O dramaturgo brasileiro ainda espetou os “revolucionários” daquela época: “Fazer greve na França é muito menos arriscado do que atravessar uma rua na Guanabara”. Os “heróis” da época clamavam por algumas cacetadas da polícia, e aqueles que eram presos temporariamente contavam vantagem sobre os demais. Era motivo de orgulho ostentar uma prisão, mas eles sabiam que, no fundo, não corriam risco real nesse sistema “repressor”.

Maurice Jouyex, revolucionário sindicalista dessa época, deu voz ao sentimento de muitos quando escreveu sobre sua experiência pouco tempo depois:

Para mim, militante revolucionário, era algo incompreensível: era de fato uma brincadeira, uma vontade de fazer qualquer coisa, a vontade de mandar à merda o pai, a mãe, o professor e os políticos.

E o manifestante atual, jogando pedras nos policiais e depredando patrimônio público, pensa que inventou a roda! Trata-se apenas de um farsesco revival desse clima revolucionário de outrora, quando vários jovens de classe média canalizavam para os protestos sua fúria da vida. Qualquer semelhança com as manifestações de junho no Brasil não é mera coincidência.

Após tanta “liberdade”, qual foi a colheita? Um estado cada vez maior, mais intervencionista, paternalista, inchado e controlador. Uma geração mimizenta, de marmanjos que bancam as vítimas, flocos de neve que buscam “lugares seguros” em universidades, que se julgam alvos de “microagressões” e acham que têm o direito de nunca se sentir ofendidos. Uma taxa de suicídio crescente, um consumo de drogas fora de controle. Alguém surpreso? Não quem entendia o alerta de Edmund Burke:

A sociedade não pode existir, a menos que um poder que controle a vontade e o apetite seja colocado em algum lugar, e quanto menos exista interiormente, mais dele existirá exteriormente. Está ordenado na constituição eterna das coisas, que homens de mentes intemperantes não podem ser livres. Suas paixões forjam seus próprios grilhões.

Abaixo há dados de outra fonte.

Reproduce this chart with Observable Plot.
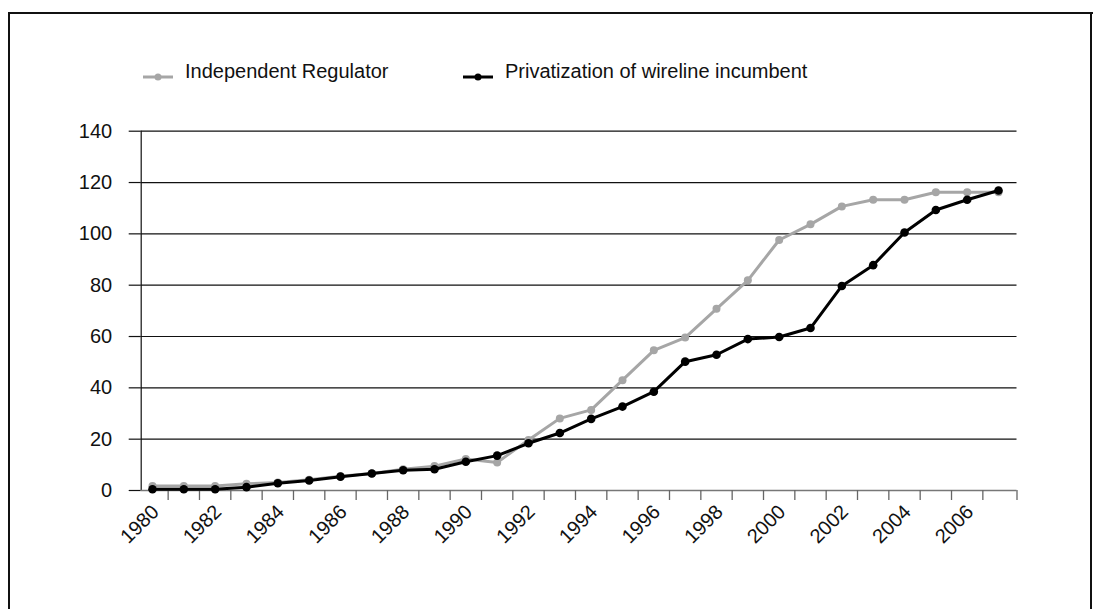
<!DOCTYPE html>
<html>
<head>
<meta charset="utf-8">
<script src="https://cdn.jsdelivr.net/npm/d3@7"></script>
<script src="https://cdn.jsdelivr.net/npm/@observablehq/plot@0.6"></script>
<style>
  html, body { margin: 0; padding: 0; background: #fff; width: 1093px; height: 609px; overflow: hidden; }
  body { position: relative; font-family: "Liberation Sans", Arial, Helvetica, sans-serif; color: #111; }
  #frame { position: absolute; left: 8px; top: 12px; width: 1200px; height: 700px; border: 2.5px solid #111; box-sizing: border-box; pointer-events: none; }
  #frame2 { position: absolute; left: 1089.5px; top: 12px; width: 2.5px; height: 700px; background: #111; }
  .leg { position: absolute; font-size: 20px; line-height: 24px; white-space: nowrap; }
  .legsym { position: absolute; }
  #chart { position: absolute; left: 0; top: 110px; }
</style>
</head>
<body>
<div id="frame"></div>
<div id="frame2"></div>
<div id="legend"></div>
<div id="chart"></div>
<script>
// ---- data ----
const years = [1980, 1981, 1982, 1983, 1984, 1985, 1986, 1987, 1988, 1989,
               1990, 1991, 1992, 1993, 1994, 1995, 1996, 1997, 1998, 1999,
               2000, 2001, 2002, 2003, 2004, 2005, 2006, 2007];
const regulator = [1.8, 1.8, 1.8, 2.6, 3.1, 4.2, 5.6, 6.6, 8.3, 9.5,
                   12.3, 10.9, 19.7, 28.1, 31.4, 43.0, 54.6, 59.6, 70.8, 81.9,
                   97.6, 103.7, 110.7, 113.3, 113.3, 116.2, 116.2, 116.2];
const privatization = [0.5, 0.5, 0.5, 1.3, 2.8, 3.9, 5.4, 6.6, 7.9, 8.3,
                       11.2, 13.6, 18.4, 22.4, 27.9, 32.7, 38.5, 50.2, 52.9, 59.0,
                       59.8, 63.3, 79.7, 87.8, 100.5, 109.3, 113.3, 116.9];
const seriesNames = ["Independent Regulator", "Privatization of wireline incumbent"];
const seriesColors = ["#a6a6a6", "#000000"];
const yTicks = [0, 20, 40, 60, 80, 100, 120, 140];
const labelYears = [1980, 1982, 1984, 1986, 1988, 1990, 1992, 1994, 1996, 1998, 2000, 2002, 2004, 2006];

// ---- build table ----
const rows = [];
years.forEach((yr, i) => {
  rows.push({year: yr, value: regulator[i], series: seriesNames[0]});
});
years.forEach((yr, i) => {
  rows.push({year: yr, value: privatization[i], series: seriesNames[1]});
});
const regRows = rows.filter(d => d.series === seriesNames[0]);
const privRows = rows.filter(d => d.series === seriesNames[1]);

const xDomain = [years[0] - 0.36, years[years.length - 1] + 0.59];
const tickMarks = years.slice(0, -1).map(y => y + 0.5).concat([xDomain[1]]);

const chart = Plot.plot({
  width: 1093,
  height: 499,
  marginLeft: 140.7,
  marginRight: 76.5,
  marginTop: 20.7,
  marginBottom: 119,
  x: {domain: xDomain},
  y: {domain: [0, 140]},
  style: {fontFamily: "'Liberation Sans', Arial, Helvetica, sans-serif", fontSize: "20px", color: "#111", background: "transparent", overflow: "visible"},
  marks: [
    Plot.ruleY(yTicks.filter(v => v > 0), {y: d => d, stroke: "#111", strokeWidth: 1.2}),
    Plot.axisY({ticks: yTicks, tickSize: 12, tickPadding: 17, label: null, stroke: "#111", strokeWidth: 1.2, fontSize: 20}),
    Plot.ruleX([xDomain[0]], {x: d => d, stroke: "#111", strokeWidth: 1.2}),
    Plot.ruleY([0], {y: d => d, stroke: "#777", strokeWidth: 1.5}),
    Plot.axisX({ticks: tickMarks, tickSize: 10, tickFormat: () => "", label: null, stroke: "#666", strokeWidth: 1.3}),
    Plot.text(labelYears, {x: d => d, y: () => 0, text: d => String(d), rotate: -45, textAnchor: "end", lineAnchor: "middle", dx: 3, dy: 18, fontSize: 20, fill: "#111"}),
    Plot.line(regRows, {x: "year", y: "value", stroke: seriesColors[0], strokeWidth: 3}),
    Plot.dot(regRows, {x: "year", y: "value", fill: seriesColors[0], r: 4}),
    Plot.line(privRows, {x: "year", y: "value", stroke: seriesColors[1], strokeWidth: 3}),
    Plot.dot(privRows, {x: "year", y: "value", fill: seriesColors[1], r: 4.3})
  ]
});
document.getElementById("chart").appendChild(chart);

// ---- legend ----
const legend = document.getElementById("legend");
const legendItems = [
  {symX: 143, textX: 185},
  {symX: 463, textX: 505}
];
seriesNames.forEach((name, i) => {
  const sym = document.createElement("div");
  sym.className = "legsym";
  sym.style.left = legendItems[i].symX + "px";
  sym.style.top = "67.7px";
  sym.innerHTML = `<svg width="30" height="10"><line x1="0" x2="30" y1="5" y2="5" stroke="${seriesColors[i]}" stroke-width="3"/><circle cx="15" cy="5" r="3.5" fill="${seriesColors[i]}"/></svg>`;
  legend.appendChild(sym);
  const t = document.createElement("div");
  t.className = "leg";
  t.style.left = legendItems[i].textX + "px";
  t.style.top = "59.3px";
  t.textContent = name;
  legend.appendChild(t);
});
</script>
</body>
</html>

Os revolucionários de Maio de 68 eram contra quaisquer freios, que chamavam de “moralismo”. Eram rebeldes flertando com a “liberdade plena”, e detonando os valores morais, a família tradicional, o estigma social, tudo aquilo que servia como fator civilizacional do homem (e da mulher). Não suportavam o “mal-estar na cultura”, ignorando que ser humano é ter esse mal-estar em si, como Freud sabia, a alternativa sendo abandonar a civilização e mergulhar na barbárie, tal como uma besta selvagem. “Live and let live”… rumo ao abismo!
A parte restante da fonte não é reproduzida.